I prefer fruity flavours, such as SBS’ Strawberry Jam, Nutrabaits’ Plum Nutrafruit and Solar Ester Cranberry.

As free offerings, I use 16mm diameter baits and scatter 10–15 around the hookbait. For hookbaits, I use either one or two 10mm diameter baits popped up one inch off the bottom. The ‘snowman’ presentation is also a good option.

I increase the flavour level in the hookbait mix slightly and also soak (glug) them in a mixture of Lunker Liquid and the appropriate flavour for a minimum of 24 hours before use.

Generally, baits are coloured yellow, orange or a very light creamy brown.

Baiting during winter needs to be kept to a minimum; a few boilies or a stringer and a handful of small particles, such as hemp will be enough.

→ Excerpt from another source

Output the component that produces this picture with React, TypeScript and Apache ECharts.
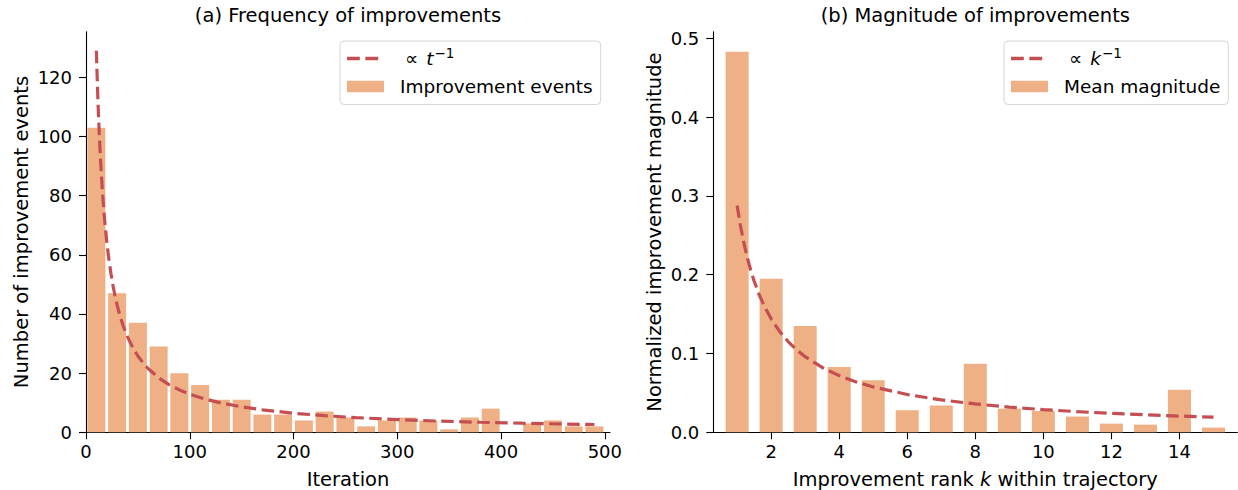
import React, { useEffect, useRef } from 'react';
import * as echarts from 'echarts';

const FONT = 'DejaVu Sans';

// (a) Frequency of improvements
const iterBinCenters = [10, 30, 50, 70, 90, 110, 130, 150, 170, 190, 210, 230, 250, 270, 290, 310, 330, 350, 370, 390, 410, 430, 450, 470, 490];
const iterCounts = [103, 47, 37, 29, 20, 16, 11, 11, 6, 6, 4, 7, 5, 2, 4, 5, 4, 1, 5, 8, 0, 3, 4, 2, 2];
const iterTicks = [0, 100, 200, 300, 400, 500];
const countTicks = [0, 20, 40, 60, 80, 100, 120];
const fitT = [10, 11, 12, 13, 14, 15, 16, 17, 18, 19, 20, 22, 24, 26, 28, 30, 33, 36, 40, 45, 50, 55, 60, 70, 80, 90, 100, 115, 130, 150, 170, 200, 230, 260, 300, 340, 380, 420, 460, 490];
const fitTValues = [129.0, 117.27, 107.5, 99.23, 92.14, 86.0, 80.63, 75.88, 71.67, 67.89, 64.5, 58.64, 53.75, 49.62, 46.07, 43.0, 39.09, 35.83, 32.25, 28.67, 25.8, 23.45, 21.5, 18.43, 16.13, 14.33, 12.9, 11.22, 9.92, 8.6, 7.59, 6.45, 5.61, 4.96, 4.3, 3.79, 3.39, 3.07, 2.8, 2.63];

// (b) Magnitude of improvements
const ranks = [1, 2, 3, 4, 5, 6, 7, 8, 9, 10, 11, 12, 13, 14, 15];
const magnitudes = [0.483, 0.195, 0.135, 0.083, 0.066, 0.028, 0.034, 0.087, 0.030, 0.027, 0.020, 0.011, 0.0097, 0.054, 0.006];
const rankTicks = [2, 4, 6, 8, 10, 12, 14];
const magTicks = [0, 0.1, 0.2, 0.3, 0.4, 0.5];
const fitK = [1, 1.1, 1.2, 1.3, 1.4, 1.5, 1.65, 1.8, 2, 2.25, 2.5, 2.75, 3, 3.5, 4, 4.5, 5, 6, 7, 8, 9, 10, 11, 12, 13, 14, 15];
const fitKValues = [0.288, 0.2618, 0.24, 0.2215, 0.2057, 0.192, 0.1745, 0.16, 0.144, 0.128, 0.1152, 0.1047, 0.096, 0.0823, 0.072, 0.064, 0.0576, 0.048, 0.0411, 0.036, 0.032, 0.0288, 0.0262, 0.024, 0.0222, 0.0206, 0.0192];

const BAR_COLOR = '#eeb084';
const LINE_COLOR = '#c44e52';
// legend handle for the dashed fit line: two dashes in a 37 x 11.5 box (units of 0.1 px)
const DASH_ICON = 'path://M0,0L0,0ZM370,115L370,115ZM0,40H128V75H0ZM184,40H312V75H184Z';

const axisLine = { show: true, onZero: false, lineStyle: { color: '#000', width: 1.1 } };
const tickStyle = { color: '#000', width: 1.1 };
const labelBase = { color: '#000', fontSize: 18, fontFamily: FONT };
const nameStyle = {
  color: '#000',
  fontSize: 19.5,
  fontFamily: FONT,
  rich: { i: { fontStyle: 'italic', fontSize: 19.5, fontFamily: FONT, color: '#000' } },
};

const legendRich = {
  p: { fontSize: 18.5, fontFamily: FONT, color: '#000', padding: [0, 8, 0, 5] },
  i: { fontSize: 18.5, fontFamily: FONT, color: '#000', fontStyle: 'italic' },
  s: { fontSize: 13.5, fontFamily: FONT, color: '#000', padding: [0, 0, 11, 1] },
};

export default function App() {
  const ref = useRef<HTMLDivElement>(null);
  useEffect(() => {
    if (!ref.current) return;
    const chart = echarts.init(ref.current, null, { renderer: 'svg' });
    const legendCommon = {
      orient: 'vertical',
      top: 41,
      itemWidth: 37,
      itemHeight: 11.5,
      itemGap: 6,
      padding: [5, 8, 7, 7],
      borderColor: '#d6d6d6',
      borderWidth: 1,
      borderRadius: 4,
      backgroundColor: '#fff',
      symbolKeepAspect: false,
      textStyle: {
        color: '#000',
        fontSize: 18.5,
        fontFamily: FONT,
        lineHeight: 22,
        padding: [0, 0, 0, 11],
        rich: legendRich,
      },
    };
    const dashItemStyle = { color: LINE_COLOR, borderWidth: 0 };
    chart.setOption({
      animation: false,
      backgroundColor: '#fff',
      textStyle: { fontFamily: FONT },
      graphic: [
        {
          type: 'text',
          x: 348,
          y: 15,
          style: {
            text: '(a) Frequency of improvements',
            fontSize: 19.5,
            fontFamily: FONT,
            fill: '#000',
            align: 'center',
            verticalAlign: 'middle',
          },
        },
        {
          type: 'text',
          x: 975.3,
          y: 15,
          style: {
            text: '(b) Magnitude of improvements',
            fontSize: 19.5,
            fontFamily: FONT,
            fill: '#000',
            align: 'center',
            verticalAlign: 'middle',
          },
        },
      ],
      grid: [
        { left: 86, top: 31.8, width: 524, height: 400.5, containLabel: false, outerBoundsMode: 'none' },
        { left: 713.3, top: 31.8, width: 524, height: 400.5, containLabel: false, outerBoundsMode: 'none' },
      ],
      legend: [
        {
          ...legendCommon,
          left: 340,
          data: [
            { name: 'fitT', icon: DASH_ICON, itemStyle: dashItemStyle },
            { name: 'Improvement events', icon: 'rect' },
          ],
          formatter: (n: string) => (n === 'fitT' ? '{p|∝}{i|t}{s|−1}' : n),
        },
        {
          ...legendCommon,
          left: 1004,
          data: [
            { name: 'fitK', icon: DASH_ICON, itemStyle: dashItemStyle },
            { name: 'Mean magnitude', icon: 'rect' },
          ],
          formatter: (n: string) => (n === 'fitK' ? '{p|∝}{i|k}{s|−1}' : n),
        },
      ],
      xAxis: [
        {
          type: 'value',
          gridIndex: 0,
          min: 0,
          max: 505,
          name: 'Iteration',
          nameLocation: 'middle',
          nameGap: 37,
          nameTextStyle: nameStyle,
          axisLine,
          axisTick: { show: true, length: 7, lineStyle: tickStyle, customValues: iterTicks },
          axisLabel: { ...labelBase, margin: 10, customValues: iterTicks },
          splitLine: { show: false },
        },
        {
          type: 'value',
          gridIndex: 1,
          min: 0.3,
          max: 15.7,
          name: 'Improvement rank {i|k} within trajectory',
          nameLocation: 'middle',
          nameGap: 37,
          nameTextStyle: nameStyle,
          axisLine,
          axisTick: { show: true, length: 7, lineStyle: tickStyle, customValues: rankTicks },
          axisLabel: { ...labelBase, margin: 10, customValues: rankTicks },
          splitLine: { show: false },
        },
      ],
      yAxis: [
        {
          type: 'value',
          gridIndex: 0,
          min: 0,
          max: 135.4,
          name: 'Number of improvement events',
          nameLocation: 'middle',
          nameGap: 55,
          nameTextStyle: nameStyle,
          axisLine,
          axisTick: { show: true, length: 7, lineStyle: tickStyle, customValues: countTicks },
          axisLabel: { ...labelBase, margin: 14, customValues: countTicks },
          splitLine: { show: false },
        },
        {
          type: 'value',
          gridIndex: 1,
          min: 0,
          max: 0.5084,
          name: 'Normalized improvement magnitude',
          nameLocation: 'middle',
          nameGap: 49,
          nameTextStyle: nameStyle,
          axisLine,
          axisTick: { show: true, length: 7, lineStyle: tickStyle, customValues: magTicks },
          axisLabel: {
            ...labelBase,
            margin: 14,
            customValues: magTicks,
            formatter: (v: number) => v.toFixed(1),
          },
          splitLine: { show: false },
        },
      ],
      series: [
        {
          name: 'Improvement events',
          type: 'bar',
          xAxisIndex: 0,
          yAxisIndex: 0,
          barWidth: 18,
          itemStyle: { color: BAR_COLOR },
          data: iterBinCenters.map((c, i) => [c, iterCounts[i]]),
        },
        {
          name: 'fitT',
          type: 'line',
          xAxisIndex: 0,
          yAxisIndex: 0,
          symbol: 'none',
          showSymbol: false,
          smooth: false,
          z: 5,
          itemStyle: { color: LINE_COLOR },
          lineStyle: { color: LINE_COLOR, width: 3.2, type: [12.5, 5.5] },
          data: fitT.map((t, i) => [t, fitTValues[i]]),
        },
        {
          name: 'Mean magnitude',
          type: 'bar',
          xAxisIndex: 1,
          yAxisIndex: 1,
          barWidth: 23,
          itemStyle: { color: BAR_COLOR },
          data: ranks.map((k, i) => [k, magnitudes[i]]),
        },
        {
          name: 'fitK',
          type: 'line',
          xAxisIndex: 1,
          yAxisIndex: 1,
          symbol: 'none',
          showSymbol: false,
          smooth: false,
          z: 5,
          itemStyle: { color: LINE_COLOR },
          lineStyle: { color: LINE_COLOR, width: 3.2, type: [12.5, 5.5] },
          data: fitK.map((k, i) => [k, fitKValues[i]]),
        },
      ],
    });
    return () => chart.dispose();
  }, []);
  return (
    <div
      ref={ref}
      style={{ position: 'fixed', left: 0, top: 0, width: 1238, height: 490, background: '#fff' }}
    />
  );
}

Don’t forget your pelletts too!! Bait is critical in winter; it’s worth spending an extra few pounds on the very best available, rather than settling for second best – after all, you don’t use that much bait during winter anyway.

To summarise, winter fishing in Europe is not easy, as we all know! If you prepare yourself well and plan your trip fully, the rewards can be excellent. You’ll find few anglers about as most tend to stick to the warmer months, April to October, but the feeling of holding a warm carp on a freezing day from icy cold water is fantastic.

Remember, you don’t have to be ‘Assailed by doubt and wracked by fear…’ when considering a winter session in France.